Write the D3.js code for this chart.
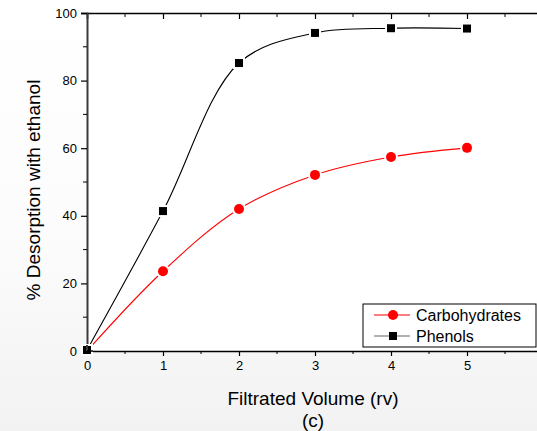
<!DOCTYPE html>
<html>
<head>
<meta charset="utf-8">
<script src="https://cdn.jsdelivr.net/npm/d3@7"></script>
<style>
  html, body { margin: 0; padding: 0; }
  body { width: 537px; height: 431px; overflow: hidden; }
  text { font-family: "Liberation Sans", Arial, sans-serif; }
</style>
</head>
<body>
<svg id="chart" width="537" height="431"></svg>
<script>
// Filtrated volume (rv) and desorption percentages
const volumes = [0, 1, 2, 3, 4, 5];
const carbohydrates = [0, 23.6, 42, 52.1, 57.4, 60.1];
const phenols = [0.3, 41.4, 85.2, 94.1, 95.5, 95.4];
const xTicks = [0, 1, 2, 3, 4, 5, 6];
const xTickLabels = ["0", "1", "2", "3", "4", "5", ""];
const yTicks = [0, 20, 40, 60, 80, 100];
const seriesNames = ["Carbohydrates", "Phenols"];

const svg = d3.select("#chart");
const W = 537, H = 431;

// soft vertical background shading
const defs = svg.append("defs");
const grad = defs.append("linearGradient").attr("id", "bg").attr("x1", 0).attr("y1", 0).attr("x2", 0).attr("y2", 1);
grad.append("stop").attr("offset", "0%").attr("stop-color", "#ffffff");
grad.append("stop").attr("offset", "55%").attr("stop-color", "#fcfcfc");
grad.append("stop").attr("offset", "100%").attr("stop-color", "#f2f2f2");
svg.append("rect").attr("width", W).attr("height", H).attr("fill", "url(#bg)");

const x = d3.scaleLinear().domain([0, 6]).range([87, 543]);
const y = d3.scaleLinear().domain([0, 100]).range([351, 13]);

// plot frame background
svg.append("rect")
  .attr("x", x(0)).attr("y", y(100))
  .attr("width", x(6) - x(0)).attr("height", y(0) - y(100))
  .attr("fill", "#ffffff");

// bottom axis (ticks outward)
const axBottom = svg.append("g").attr("transform", `translate(0,${y(0)})`)
  .call(d3.axisBottom(x).tickValues(xTicks).tickSize(5).tickPadding(5)
    .tickFormat((d, i) => xTickLabels[i]));
axBottom.selectAll("text").attr("font-size", 13).attr("fill", "#000");
axBottom.append("g").selectAll("line").data(d3.range(0.5, 6, 1)).join("line")
  .attr("x1", d => x(d)).attr("x2", d => x(d)).attr("y1", 0).attr("y2", 3)
  .attr("stroke", "#000");

// top axis (ticks inward, no labels)
const axTop = svg.append("g").attr("transform", `translate(0,${y(100)})`)
  .call(d3.axisBottom(x).tickValues(xTicks).tickSize(6).tickFormat(""));
axTop.append("g").selectAll("line").data(d3.range(0.5, 6, 1)).join("line")
  .attr("x1", d => x(d)).attr("x2", d => x(d)).attr("y1", 0).attr("y2", 4)
  .attr("stroke", "#000");

// left axis (ticks outward)
const axLeft = svg.append("g").attr("transform", `translate(${x(0)},0)`)
  .call(d3.axisLeft(y).tickValues(yTicks).tickSize(6).tickPadding(4).tickFormat(d3.format("d")));
axLeft.selectAll("text").attr("font-size", 13).attr("fill", "#000");
axLeft.append("g").selectAll("line").data(d3.range(10, 100, 20)).join("line")
  .attr("x1", 0).attr("x2", -4).attr("y1", d => y(d)).attr("y2", d => y(d))
  .attr("stroke", "#000");

[axBottom, axTop, axLeft].forEach(g => g.select(".domain").attr("stroke", "#000").attr("stroke-width", 1.5));
axLeft.select(".domain").attr("stroke", "#3a3a3a").attr("stroke-width", 2);
[axBottom, axTop, axLeft].forEach(g => g.selectAll(".tick line").attr("stroke", "#000").attr("stroke-width", 1.2));

// axis titles
svg.append("text")
  .attr("transform", `translate(40,190) rotate(-90)`)
  .attr("text-anchor", "middle").attr("font-size", 19).attr("fill", "#000")
  .text("% Desorption with ethanol");
svg.append("text")
  .attr("x", 313).attr("y", 405).attr("text-anchor", "middle").attr("font-size", 19).attr("fill", "#000")
  .text("Filtrated Volume (rv)");
svg.append("text")
  .attr("x", 313).attr("y", 427).attr("text-anchor", "middle").attr("font-size", 19).attr("fill", "#000")
  .text("(c)");

// curves
const line = d3.line().x((d, i) => x(volumes[i])).y(d => y(d)).curve(d3.curveCatmullRom.alpha(0.5));
svg.append("path").datum(carbohydrates).attr("d", line)
  .attr("fill", "none").attr("stroke", "#ff0000").attr("stroke-width", 1.1);
svg.append("path").datum(phenols).attr("d", line)
  .attr("fill", "none").attr("stroke", "#000").attr("stroke-width", 1.1);

// markers with a white halo so the curves stop short of them
const carbPts = carbohydrates.map((v, i) => [x(volumes[i]), y(v)]).slice(1);
svg.append("g").selectAll("circle").data(carbPts).join("circle")
  .attr("cx", d => d[0]).attr("cy", d => d[1]).attr("r", 5)
  .attr("fill", "#ff0000").attr("stroke", "#ffffff").attr("stroke-width", 4)
  .style("paint-order", "stroke");
const phenPts = phenols.map((v, i) => [x(volumes[i]), y(v)]);
svg.append("g").selectAll("rect").data(phenPts).join("rect")
  .attr("x", d => d[0] - 4).attr("y", d => d[1] - 4).attr("width", 8).attr("height", 8)
  .attr("fill", "#000").attr("stroke", "#ffffff").attr("stroke-width", 4)
  .style("paint-order", "stroke");
// redraw left/bottom axis lines over the origin marker halo
svg.append("line").attr("x1", x(0)).attr("x2", x(0)).attr("y1", y(0)).attr("y2", y(0) - 6)
  .attr("stroke", "#3a3a3a").attr("stroke-width", 2);
svg.append("line").attr("x1", x(0)).attr("x2", x(0) + 6).attr("y1", y(0)).attr("y2", y(0))
  .attr("stroke", "#000").attr("stroke-width", 1.5);

// legend
const lg = svg.append("g").attr("transform", "translate(363,304)");
lg.append("rect").attr("width", 173).attr("height", 43).attr("fill", "#fff").attr("stroke", "#000").attr("stroke-width", 1);
const colors = ["#ff0000", "#000"];
seriesNames.forEach((name, i) => {
  const cy = 11 + i * 21;
  lg.append("line").attr("x1", 11).attr("x2", 47).attr("y1", cy).attr("y2", cy)
    .attr("stroke", i === 0 ? "#ff0000" : "#666").attr("stroke-width", 1.1);
  if (i === 0) {
    lg.append("circle").attr("cx", 30).attr("cy", cy).attr("r", 5).attr("fill", colors[i]);
  } else {
    lg.append("rect").attr("x", 26).attr("y", cy - 4).attr("width", 8).attr("height", 8).attr("fill", colors[i]);
  }
  lg.append("text").attr("x", 53).attr("y", cy + 6).attr("font-size", 16).attr("fill", "#000").text(name);
});
</script>
</body>
</html>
────────────────────
**Exercise**: Reproduce the material above in full, exactly, with no images.

**The completed task**:
Write the D3.js code for this chart.
<!DOCTYPE html>
<html>
<head>
<meta charset="utf-8">
<script src="https://cdn.jsdelivr.net/npm/d3@7"></script>
<style>
  html, body { margin: 0; padding: 0; }
  body { width: 537px; height: 431px; overflow: hidden; }
  text { font-family: "Liberation Sans", Arial, sans-serif; }
</style>
</head>
<body>
<svg id="chart" width="537" height="431"></svg>
<script>
// Filtrated volume (rv) and desorption percentages
const volumes = [0, 1, 2, 3, 4, 5];
const carbohydrates = [0, 23.6, 42, 52.1, 57.4, 60.1];
const phenols = [0.3, 41.4, 85.2, 94.1, 95.5, 95.4];
const xTicks = [0, 1, 2, 3, 4, 5, 6];
const xTickLabels = ["0", "1", "2", "3", "4", "5", ""];
const yTicks = [0, 20, 40, 60, 80, 100];
const seriesNames = ["Carbohydrates", "Phenols"];

const svg = d3.select("#chart");
const W = 537, H = 431;

// soft vertical background shading
const defs = svg.append("defs");
const grad = defs.append("linearGradient").attr("id", "bg").attr("x1", 0).attr("y1", 0).attr("x2", 0).attr("y2", 1);
grad.append("stop").attr("offset", "0%").attr("stop-color", "#ffffff");
grad.append("stop").attr("offset", "55%").attr("stop-color", "#fcfcfc");
grad.append("stop").attr("offset", "100%").attr("stop-color", "#f2f2f2");
svg.append("rect").attr("width", W).attr("height", H).attr("fill", "url(#bg)");

const x = d3.scaleLinear().domain([0, 6]).range([87, 543]);
const y = d3.scaleLinear().domain([0, 100]).range([351, 13]);

// plot frame background
svg.append("rect")
  .attr("x", x(0)).attr("y", y(100))
  .attr("width", x(6) - x(0)).attr("height", y(0) - y(100))
  .attr("fill", "#ffffff");

// bottom axis (ticks outward)
const axBottom = svg.append("g").attr("transform", `translate(0,${y(0)})`)
  .call(d3.axisBottom(x).tickValues(xTicks).tickSize(5).tickPadding(5)
    .tickFormat((d, i) => xTickLabels[i]));
axBottom.selectAll("text").attr("font-size", 13).attr("fill", "#000");
axBottom.append("g").selectAll("line").data(d3.range(0.5, 6, 1)).join("line")
  .attr("x1", d => x(d)).attr("x2", d => x(d)).attr("y1", 0).attr("y2", 3)
  .attr("stroke", "#000");

// top axis (ticks inward, no labels)
const axTop = svg.append("g").attr("transform", `translate(0,${y(100)})`)
  .call(d3.axisBottom(x).tickValues(xTicks).tickSize(6).tickFormat(""));
axTop.append("g").selectAll("line").data(d3.range(0.5, 6, 1)).join("line")
  .attr("x1", d => x(d)).attr("x2", d => x(d)).attr("y1", 0).attr("y2", 4)
  .attr("stroke", "#000");

// left axis (ticks outward)
const axLeft = svg.append("g").attr("transform", `translate(${x(0)},0)`)
  .call(d3.axisLeft(y).tickValues(yTicks).tickSize(6).tickPadding(4).tickFormat(d3.format("d")));
axLeft.selectAll("text").attr("font-size", 13).attr("fill", "#000");
axLeft.append("g").selectAll("line").data(d3.range(10, 100, 20)).join("line")
  .attr("x1", 0).attr("x2", -4).attr("y1", d => y(d)).attr("y2", d => y(d))
  .attr("stroke", "#000");

[axBottom, axTop, axLeft].forEach(g => g.select(".domain").attr("stroke", "#000").attr("stroke-width", 1.5));
axLeft.select(".domain").attr("stroke", "#3a3a3a").attr("stroke-width", 2);
[axBottom, axTop, axLeft].forEach(g => g.selectAll(".tick line").attr("stroke", "#000").attr("stroke-width", 1.2));

// axis titles
svg.append("text")
  .attr("transform", `translate(40,190) rotate(-90)`)
  .attr("text-anchor", "middle").attr("font-size", 19).attr("fill", "#000")
  .text("% Desorption with ethanol");
svg.append("text")
  .attr("x", 313).attr("y", 405).attr("text-anchor", "middle").attr("font-size", 19).attr("fill", "#000")
  .text("Filtrated Volume (rv)");
svg.append("text")
  .attr("x", 313).attr("y", 427).attr("text-anchor", "middle").attr("font-size", 19).attr("fill", "#000")
  .text("(c)");

// curves
const line = d3.line().x((d, i) => x(volumes[i])).y(d => y(d)).curve(d3.curveCatmullRom.alpha(0.5));
svg.append("path").datum(carbohydrates).attr("d", line)
  .attr("fill", "none").attr("stroke", "#ff0000").attr("stroke-width", 1.1);
svg.append("path").datum(phenols).attr("d", line)
  .attr("fill", "none").attr("stroke", "#000").attr("stroke-width", 1.1);

// markers with a white halo so the curves stop short of them
const carbPts = carbohydrates.map((v, i) => [x(volumes[i]), y(v)]).slice(1);
svg.append("g").selectAll("circle").data(carbPts).join("circle")
  .attr("cx", d => d[0]).attr("cy", d => d[1]).attr("r", 5)
  .attr("fill", "#ff0000").attr("stroke", "#ffffff").attr("stroke-width", 4)
  .style("paint-order", "stroke");
const phenPts = phenols.map((v, i) => [x(volumes[i]), y(v)]);
svg.append("g").selectAll("rect").data(phenPts).join("rect")
  .attr("x", d => d[0] - 4).attr("y", d => d[1] - 4).attr("width", 8).attr("height", 8)
  .attr("fill", "#000").attr("stroke", "#ffffff").attr("stroke-width", 4)
  .style("paint-order", "stroke");
// redraw left/bottom axis lines over the origin marker halo
svg.append("line").attr("x1", x(0)).attr("x2", x(0)).attr("y1", y(0)).attr("y2", y(0) - 6)
  .attr("stroke", "#3a3a3a").attr("stroke-width", 2);
svg.append("line").attr("x1", x(0)).attr("x2", x(0) + 6).attr("y1", y(0)).attr("y2", y(0))
  .attr("stroke", "#000").attr("stroke-width", 1.5);

// legend
const lg = svg.append("g").attr("transform", "translate(363,304)");
lg.append("rect").attr("width", 173).attr("height", 43).attr("fill", "#fff").attr("stroke", "#000").attr("stroke-width", 1);
const colors = ["#ff0000", "#000"];
seriesNames.forEach((name, i) => {
  const cy = 11 + i * 21;
  lg.append("line").attr("x1", 11).attr("x2", 47).attr("y1", cy).attr("y2", cy)
    .attr("stroke", i === 0 ? "#ff0000" : "#666").attr("stroke-width", 1.1);
  if (i === 0) {
    lg.append("circle").attr("cx", 30).attr("cy", cy).attr("r", 5).attr("fill", colors[i]);
  } else {
    lg.append("rect").attr("x", 26).attr("y", cy - 4).attr("width", 8).attr("height", 8).attr("fill", colors[i]);
  }
  lg.append("text").attr("x", 53).attr("y", cy + 6).attr("font-size", 16).attr("fill", "#000").text(name);
});
</script>
</body>
</html>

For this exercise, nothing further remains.